Individuals with advanced age, male gender, married status, higher BMI, educational attainment, occupational noise exposure, smoking history, alcohol use, diabetes, and hypertension had higher hearing impairment prevalence than those with no impairment.

However, the dose-response assessments indicated increased risk among older females with weight in the normal range.

Benzene, ethylbenzene, ortho-xylene, and para/meta-xylene exposures and cumulative BEX concentrations elevated hearing impairment risk with ORs of 1.4, 1.2, 1.2, 1.4, and 1.3, respectively). 

Concerning the SFHL endpoint, benzene, ethylbenzene, ortho-xylene, para/meta-xylene, and cumulative BEX concentrations elevated the risk with ORs of 1.2, 1.3, 1.3, 1.2, and 1.3, respectively.

For HFHL, benzene, ethylbenzene, ortho-xylene, para/meta-xylene, and cumulative BEX exposures increased hearing impairment risk with ORs of 1.2, 1.4, 1.4, 1.2, and 1.3, respectively.

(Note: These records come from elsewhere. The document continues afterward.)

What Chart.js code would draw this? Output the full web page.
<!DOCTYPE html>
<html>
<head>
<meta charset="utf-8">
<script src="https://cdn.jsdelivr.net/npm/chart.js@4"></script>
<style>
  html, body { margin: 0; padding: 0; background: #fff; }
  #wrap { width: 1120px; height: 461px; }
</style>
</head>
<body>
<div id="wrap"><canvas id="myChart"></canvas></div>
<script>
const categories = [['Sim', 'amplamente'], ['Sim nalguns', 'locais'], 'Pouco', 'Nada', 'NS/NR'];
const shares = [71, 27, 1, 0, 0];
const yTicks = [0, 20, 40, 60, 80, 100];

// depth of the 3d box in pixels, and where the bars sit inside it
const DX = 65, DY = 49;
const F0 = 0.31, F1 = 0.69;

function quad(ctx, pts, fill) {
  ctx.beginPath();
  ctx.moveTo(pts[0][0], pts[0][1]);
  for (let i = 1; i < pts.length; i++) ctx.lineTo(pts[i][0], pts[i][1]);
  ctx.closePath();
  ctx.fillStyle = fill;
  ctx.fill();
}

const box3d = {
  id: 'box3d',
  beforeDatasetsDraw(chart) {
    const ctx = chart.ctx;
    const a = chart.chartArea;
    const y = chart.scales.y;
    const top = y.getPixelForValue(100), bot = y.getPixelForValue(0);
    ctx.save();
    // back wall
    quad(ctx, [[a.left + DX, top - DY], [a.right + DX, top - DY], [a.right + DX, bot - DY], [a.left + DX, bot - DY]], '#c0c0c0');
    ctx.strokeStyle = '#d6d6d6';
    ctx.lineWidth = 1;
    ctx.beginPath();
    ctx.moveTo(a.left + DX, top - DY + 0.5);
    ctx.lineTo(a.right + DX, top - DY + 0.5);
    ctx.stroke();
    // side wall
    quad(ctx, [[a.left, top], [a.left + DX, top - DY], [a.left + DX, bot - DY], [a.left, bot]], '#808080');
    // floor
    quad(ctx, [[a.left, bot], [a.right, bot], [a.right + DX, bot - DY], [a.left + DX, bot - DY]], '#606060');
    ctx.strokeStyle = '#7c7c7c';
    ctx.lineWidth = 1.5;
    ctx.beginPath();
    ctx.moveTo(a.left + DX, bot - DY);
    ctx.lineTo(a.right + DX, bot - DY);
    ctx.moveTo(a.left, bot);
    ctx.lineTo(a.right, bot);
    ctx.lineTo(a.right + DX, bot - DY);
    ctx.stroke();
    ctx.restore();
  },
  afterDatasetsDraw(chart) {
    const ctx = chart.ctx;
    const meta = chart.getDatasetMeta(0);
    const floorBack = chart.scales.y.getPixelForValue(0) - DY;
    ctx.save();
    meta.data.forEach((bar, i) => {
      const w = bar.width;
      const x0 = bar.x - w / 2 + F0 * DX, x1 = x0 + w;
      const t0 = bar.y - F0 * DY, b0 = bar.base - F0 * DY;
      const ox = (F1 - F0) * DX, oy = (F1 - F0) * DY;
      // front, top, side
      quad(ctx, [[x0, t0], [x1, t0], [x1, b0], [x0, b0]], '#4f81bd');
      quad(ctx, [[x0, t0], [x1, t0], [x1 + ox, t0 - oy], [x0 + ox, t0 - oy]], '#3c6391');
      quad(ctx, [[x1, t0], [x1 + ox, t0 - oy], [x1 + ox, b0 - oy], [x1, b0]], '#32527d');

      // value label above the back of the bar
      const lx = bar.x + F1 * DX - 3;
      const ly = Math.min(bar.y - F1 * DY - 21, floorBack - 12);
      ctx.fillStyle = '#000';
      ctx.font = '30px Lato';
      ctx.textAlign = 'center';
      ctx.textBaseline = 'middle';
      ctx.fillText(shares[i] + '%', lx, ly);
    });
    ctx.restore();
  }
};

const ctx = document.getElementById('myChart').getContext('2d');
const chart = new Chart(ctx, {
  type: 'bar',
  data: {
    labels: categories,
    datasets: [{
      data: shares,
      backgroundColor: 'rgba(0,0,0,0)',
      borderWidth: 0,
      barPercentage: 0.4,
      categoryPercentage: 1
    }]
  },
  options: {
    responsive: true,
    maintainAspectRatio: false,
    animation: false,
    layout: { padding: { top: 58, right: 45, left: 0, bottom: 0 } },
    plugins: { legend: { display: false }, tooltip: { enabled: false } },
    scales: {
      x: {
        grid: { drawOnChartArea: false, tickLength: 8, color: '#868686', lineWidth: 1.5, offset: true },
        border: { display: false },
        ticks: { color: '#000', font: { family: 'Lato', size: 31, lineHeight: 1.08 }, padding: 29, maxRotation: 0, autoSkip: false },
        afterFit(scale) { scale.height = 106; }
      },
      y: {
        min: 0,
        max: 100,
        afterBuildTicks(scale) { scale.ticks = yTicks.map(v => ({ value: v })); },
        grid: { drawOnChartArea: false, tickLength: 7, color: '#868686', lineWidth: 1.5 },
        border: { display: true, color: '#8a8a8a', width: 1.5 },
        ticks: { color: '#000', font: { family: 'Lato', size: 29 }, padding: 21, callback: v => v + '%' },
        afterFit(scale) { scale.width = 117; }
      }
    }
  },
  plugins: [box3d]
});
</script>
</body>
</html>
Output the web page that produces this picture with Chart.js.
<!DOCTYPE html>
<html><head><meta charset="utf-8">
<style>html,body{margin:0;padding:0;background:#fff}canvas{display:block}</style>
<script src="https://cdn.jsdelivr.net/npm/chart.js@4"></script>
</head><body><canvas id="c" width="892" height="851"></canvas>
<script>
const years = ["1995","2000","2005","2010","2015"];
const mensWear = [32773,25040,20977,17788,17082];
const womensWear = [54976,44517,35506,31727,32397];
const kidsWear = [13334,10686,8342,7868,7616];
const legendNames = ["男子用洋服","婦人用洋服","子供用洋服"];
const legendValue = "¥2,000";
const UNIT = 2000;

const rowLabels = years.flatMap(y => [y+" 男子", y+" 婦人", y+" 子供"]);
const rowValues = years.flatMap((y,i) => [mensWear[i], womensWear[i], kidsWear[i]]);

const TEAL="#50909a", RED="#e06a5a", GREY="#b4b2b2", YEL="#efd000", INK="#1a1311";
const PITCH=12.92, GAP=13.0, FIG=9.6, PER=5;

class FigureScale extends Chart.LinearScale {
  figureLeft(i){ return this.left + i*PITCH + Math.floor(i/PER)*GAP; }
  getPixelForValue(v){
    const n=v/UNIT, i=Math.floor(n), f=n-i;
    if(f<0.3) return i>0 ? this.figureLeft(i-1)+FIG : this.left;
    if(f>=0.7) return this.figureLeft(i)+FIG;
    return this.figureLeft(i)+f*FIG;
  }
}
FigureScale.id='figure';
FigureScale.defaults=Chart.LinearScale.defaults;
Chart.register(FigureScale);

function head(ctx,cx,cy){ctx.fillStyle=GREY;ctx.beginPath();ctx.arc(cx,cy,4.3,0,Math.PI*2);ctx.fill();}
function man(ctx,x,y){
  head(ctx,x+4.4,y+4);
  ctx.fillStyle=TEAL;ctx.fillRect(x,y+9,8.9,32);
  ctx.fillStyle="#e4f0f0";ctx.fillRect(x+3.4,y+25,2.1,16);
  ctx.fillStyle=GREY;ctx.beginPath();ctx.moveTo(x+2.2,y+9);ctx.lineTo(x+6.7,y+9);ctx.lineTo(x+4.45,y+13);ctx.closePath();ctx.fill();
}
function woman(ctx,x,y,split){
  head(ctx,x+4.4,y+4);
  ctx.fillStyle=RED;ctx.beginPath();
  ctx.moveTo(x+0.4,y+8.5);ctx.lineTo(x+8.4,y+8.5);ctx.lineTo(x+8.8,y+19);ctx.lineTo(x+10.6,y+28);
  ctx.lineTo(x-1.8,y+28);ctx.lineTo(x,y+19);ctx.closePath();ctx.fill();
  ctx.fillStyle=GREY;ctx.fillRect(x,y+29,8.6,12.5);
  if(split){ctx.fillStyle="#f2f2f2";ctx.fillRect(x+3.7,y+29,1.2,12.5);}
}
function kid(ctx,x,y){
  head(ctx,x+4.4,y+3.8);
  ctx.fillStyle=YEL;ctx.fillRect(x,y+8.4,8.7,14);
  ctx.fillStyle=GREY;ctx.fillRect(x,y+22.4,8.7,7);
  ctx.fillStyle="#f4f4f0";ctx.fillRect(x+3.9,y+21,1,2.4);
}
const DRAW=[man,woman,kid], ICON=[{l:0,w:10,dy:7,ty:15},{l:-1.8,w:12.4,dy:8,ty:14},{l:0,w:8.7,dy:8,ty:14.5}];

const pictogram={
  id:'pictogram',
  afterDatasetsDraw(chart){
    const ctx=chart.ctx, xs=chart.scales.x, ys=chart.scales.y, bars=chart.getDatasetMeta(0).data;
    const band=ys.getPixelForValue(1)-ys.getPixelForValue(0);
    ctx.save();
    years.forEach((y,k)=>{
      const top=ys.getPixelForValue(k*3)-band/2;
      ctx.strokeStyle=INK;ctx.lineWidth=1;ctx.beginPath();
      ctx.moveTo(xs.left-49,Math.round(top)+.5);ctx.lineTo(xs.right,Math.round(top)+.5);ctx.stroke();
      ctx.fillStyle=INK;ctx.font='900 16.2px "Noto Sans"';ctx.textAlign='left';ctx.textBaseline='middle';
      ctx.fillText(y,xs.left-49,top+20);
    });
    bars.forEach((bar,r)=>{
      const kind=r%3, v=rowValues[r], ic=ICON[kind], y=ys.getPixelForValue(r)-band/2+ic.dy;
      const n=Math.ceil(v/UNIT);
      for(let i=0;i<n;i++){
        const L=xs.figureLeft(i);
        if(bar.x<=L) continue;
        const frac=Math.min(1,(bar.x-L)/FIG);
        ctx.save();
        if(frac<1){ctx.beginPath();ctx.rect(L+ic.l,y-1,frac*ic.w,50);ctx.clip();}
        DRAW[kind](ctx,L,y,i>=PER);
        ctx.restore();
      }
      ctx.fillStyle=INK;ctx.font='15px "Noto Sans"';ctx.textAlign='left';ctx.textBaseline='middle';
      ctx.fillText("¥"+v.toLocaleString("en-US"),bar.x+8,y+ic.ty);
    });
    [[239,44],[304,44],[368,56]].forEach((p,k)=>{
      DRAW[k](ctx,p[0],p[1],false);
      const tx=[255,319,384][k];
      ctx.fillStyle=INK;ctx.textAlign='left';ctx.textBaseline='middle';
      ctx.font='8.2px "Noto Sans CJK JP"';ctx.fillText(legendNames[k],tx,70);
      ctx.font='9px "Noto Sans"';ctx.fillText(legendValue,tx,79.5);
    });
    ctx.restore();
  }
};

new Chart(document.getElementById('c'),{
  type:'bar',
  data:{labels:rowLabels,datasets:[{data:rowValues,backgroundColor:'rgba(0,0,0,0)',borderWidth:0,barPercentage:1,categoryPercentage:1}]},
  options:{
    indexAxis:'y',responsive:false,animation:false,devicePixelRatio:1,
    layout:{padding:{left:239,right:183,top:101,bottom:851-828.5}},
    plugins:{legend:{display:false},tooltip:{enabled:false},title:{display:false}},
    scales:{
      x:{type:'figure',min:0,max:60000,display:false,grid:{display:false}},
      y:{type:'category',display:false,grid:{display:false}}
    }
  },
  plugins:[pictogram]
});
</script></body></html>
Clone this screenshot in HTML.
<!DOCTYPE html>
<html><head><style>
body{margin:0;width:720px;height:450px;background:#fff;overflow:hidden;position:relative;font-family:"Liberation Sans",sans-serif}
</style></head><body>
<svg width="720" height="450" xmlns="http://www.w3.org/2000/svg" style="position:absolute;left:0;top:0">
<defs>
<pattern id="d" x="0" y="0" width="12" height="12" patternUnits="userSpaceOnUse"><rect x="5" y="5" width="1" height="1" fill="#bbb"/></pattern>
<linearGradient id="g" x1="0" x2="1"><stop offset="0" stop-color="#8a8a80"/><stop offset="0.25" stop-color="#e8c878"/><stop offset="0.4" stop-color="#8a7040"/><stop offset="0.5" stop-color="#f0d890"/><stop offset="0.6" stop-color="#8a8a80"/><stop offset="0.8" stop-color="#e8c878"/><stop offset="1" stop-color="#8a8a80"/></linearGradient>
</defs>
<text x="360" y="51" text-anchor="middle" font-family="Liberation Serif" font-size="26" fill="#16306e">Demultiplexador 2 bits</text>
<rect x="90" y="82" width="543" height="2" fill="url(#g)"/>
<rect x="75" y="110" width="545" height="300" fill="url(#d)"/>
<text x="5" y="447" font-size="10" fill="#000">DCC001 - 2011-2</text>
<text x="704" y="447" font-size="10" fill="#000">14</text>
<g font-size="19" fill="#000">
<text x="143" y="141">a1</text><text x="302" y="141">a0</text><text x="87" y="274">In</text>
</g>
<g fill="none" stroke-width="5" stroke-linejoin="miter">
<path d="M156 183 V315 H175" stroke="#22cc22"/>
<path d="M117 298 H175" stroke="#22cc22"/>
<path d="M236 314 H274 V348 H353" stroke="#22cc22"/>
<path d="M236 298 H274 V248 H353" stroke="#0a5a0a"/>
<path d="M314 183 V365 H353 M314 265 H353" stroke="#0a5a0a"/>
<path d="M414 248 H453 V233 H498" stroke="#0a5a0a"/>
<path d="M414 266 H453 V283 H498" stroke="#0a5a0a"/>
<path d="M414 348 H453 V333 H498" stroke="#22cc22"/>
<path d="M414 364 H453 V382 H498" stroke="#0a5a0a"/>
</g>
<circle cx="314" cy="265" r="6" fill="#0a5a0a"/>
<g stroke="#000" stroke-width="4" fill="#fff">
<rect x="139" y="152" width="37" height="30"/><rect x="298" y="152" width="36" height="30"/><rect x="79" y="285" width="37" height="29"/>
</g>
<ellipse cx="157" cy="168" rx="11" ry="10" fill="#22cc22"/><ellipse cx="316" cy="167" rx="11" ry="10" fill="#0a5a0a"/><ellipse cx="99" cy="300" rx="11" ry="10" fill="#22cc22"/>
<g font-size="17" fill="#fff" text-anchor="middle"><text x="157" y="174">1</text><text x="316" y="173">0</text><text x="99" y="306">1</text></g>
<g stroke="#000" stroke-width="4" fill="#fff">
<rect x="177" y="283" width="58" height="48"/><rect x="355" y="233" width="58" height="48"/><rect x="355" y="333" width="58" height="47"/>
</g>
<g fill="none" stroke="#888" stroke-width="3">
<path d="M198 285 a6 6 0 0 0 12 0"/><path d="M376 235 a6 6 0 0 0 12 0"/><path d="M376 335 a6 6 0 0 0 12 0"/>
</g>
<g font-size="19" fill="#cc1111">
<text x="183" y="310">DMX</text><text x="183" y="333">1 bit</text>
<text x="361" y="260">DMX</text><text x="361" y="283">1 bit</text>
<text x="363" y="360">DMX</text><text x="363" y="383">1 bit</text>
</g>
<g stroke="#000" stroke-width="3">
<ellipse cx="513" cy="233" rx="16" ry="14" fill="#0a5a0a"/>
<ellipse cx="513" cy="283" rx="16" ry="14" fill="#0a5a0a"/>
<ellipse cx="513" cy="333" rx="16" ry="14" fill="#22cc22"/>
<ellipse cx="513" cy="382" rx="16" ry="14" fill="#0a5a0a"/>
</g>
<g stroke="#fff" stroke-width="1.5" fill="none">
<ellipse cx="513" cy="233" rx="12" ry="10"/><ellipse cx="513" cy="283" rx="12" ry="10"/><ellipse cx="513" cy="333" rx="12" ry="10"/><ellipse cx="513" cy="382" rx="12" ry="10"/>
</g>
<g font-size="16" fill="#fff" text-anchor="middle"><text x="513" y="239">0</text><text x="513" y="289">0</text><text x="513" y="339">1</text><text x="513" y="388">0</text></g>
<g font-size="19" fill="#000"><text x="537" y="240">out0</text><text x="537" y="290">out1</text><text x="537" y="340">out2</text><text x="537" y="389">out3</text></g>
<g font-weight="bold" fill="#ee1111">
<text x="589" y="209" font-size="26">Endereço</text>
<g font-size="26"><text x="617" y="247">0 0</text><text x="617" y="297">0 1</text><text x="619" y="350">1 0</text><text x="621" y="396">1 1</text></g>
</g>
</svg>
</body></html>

Surprisingly, the correlation between HL severity and BEX concentration was positive for HL and HFHL, not SFHL. Sensitivity analyses yielded similar findings, indicating the robustness of the primary results.

Low doses of benzene can activate cellular oxidative stress, contributing to hearing loss. Obesity may lower the risk of hearing impairment induced by BEX by altering insulin-like growth factor (IGF-1) levels.

Prolonged progesterone and estrogen stimulation in females can elevate hearing thresholds and negatively impact hearing. The team hypothesizes that BEX may disrupt the female endocrine system, with compensatory increases in estrogen outweighing the protective benefits.

Conclusions

The study findings showed a positive association between BEX exposure and hearing impairment (HL, HFHL, and SFHL) risk among American adults.

Future studies could elucidate the mechanisms underlying BEX-related hearing impairment and validate findings from longitudinal environmental research.